TALLAHASSEE — A proposal to prevent food stamps from being used to buy sweets and salty snacks died Monday in a Florida House subcommittee.
The panel stripped the junk food provision from a bill (HB 1401) that also would prohibit welfare recipients from using debit-like electronic cards to access cash benefits outside of Florida or at strip clubs, liquor stores, bars and gambling establishments.
The panel then approved the truncated bill 9-5.
The junk food provision would have prohibited the use of food stamps to purchase sweets such as candy, cupcakes, doughnuts, Popsicles, Jell-O and pudding. It would have also banned the purchase of pretzels, popcorn, potato chips and other salty snacks
Several members who voted for it, though, warned the sponsor they would oppose a similar Senate bill (SB 1658) if that measure passes that chamber still containing the food stamp provision or any effort to restore it to the House version. Each bill must clear one more committee in its chamber before it can get a floor vote.

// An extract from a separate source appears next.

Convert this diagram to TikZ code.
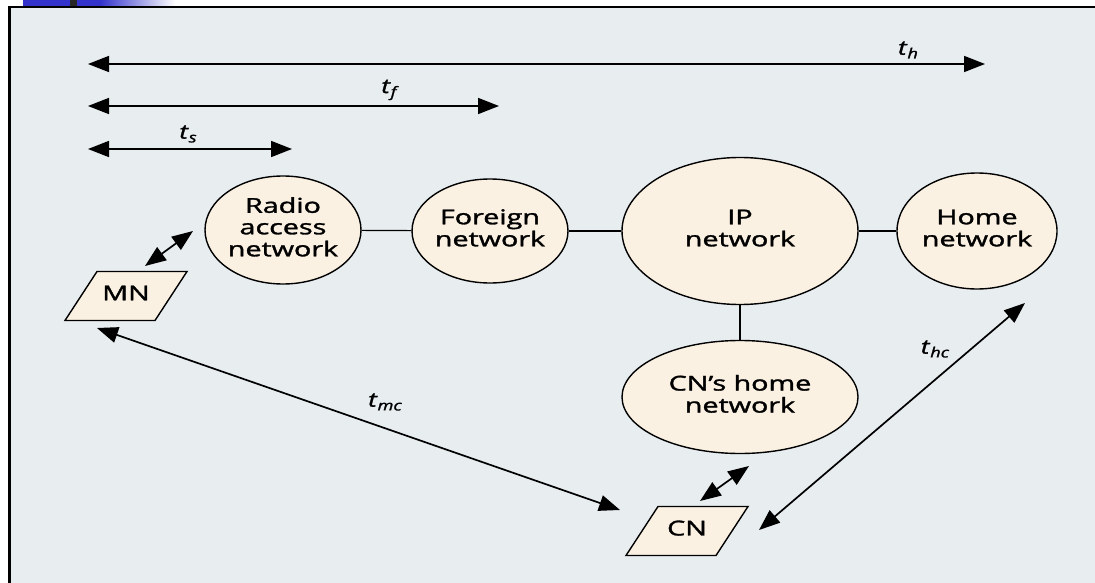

Opponents said the proposed food stamp limits would infringe on individual responsibility and recipients' freedom to choose what they want to eat without interference from "big government."
"Thank God there's still freedom, and a fat guy can get a Coke once in a while," said Rep. Dennis Baxley, R-Ocala.
Rep. Daniel Davis, R-Jacksonville, said he prefers a balanced approach to nutrition.
"I believe my kids eat pretty healthy, but on a hot summer day playing outside, a Popsicle's pretty good," Davis said. "That's something that is not going to harm a child, and in fact I think it's part of growing up."
Ebony Faith Yarbrough, food and nutrition coordinator for the anti-hunger nonprofit Florida Impact, told the Health Care Appropriations Subcommittee the junk food ban would bring back stigma to food stamp recipients, many of them still struggling in the wake of the Great Recession.
"Requiring them to then restrict their food purchases in a way that kind of looks over their shoulder into their carts into what they have, we find to be unconscionable," she said.
Yarbrough argued there's no scientific evidence showing food stamp recipients purchase unhealthy foods at a rate greater than the general population. She said the answer to better nutrition is education.
The bill's sponsor, Rep. Scott Plakon, conceded defeat at the onset, and agreed to a committee amendment that removed the food stamp provision. The Longwood Republican said he realized it was a lost cause over the weekend when he began speaking with members of the subcommittee.
Plakon also acknowledged it was unlikely the federal government, which funds the food stamp program, would approve a waiver that Florida would need to implement such restrictions.
The surviving limits in the bill would apply to temporary cash assistance, a separate program. Plakon called it a "reasonable and modest restriction."
"As a compassionate state and society we need to provide help for those that cannot help themselves," Plakon said. "But we should also be thinking about the other person that is not in this room ..., the taxpayers of Florida and the federal taxpayers."
Rep. Elaine Schwartz, D-Hollywood, opposed the bill, saying, "It's a punishing attitude toward people in need."
Another opponent, Rep. Mark Pafford, said the ban on using the cash cards outside Florida would harm some participants in the state's relocation program for domestic abuse victims. Some have been relocated to border areas and have jobs in Georgia and Alabama, the West Palm Beach Democrat said. Plakon said he would work with Pafford to address that issue as the bill moves on in the legislative process.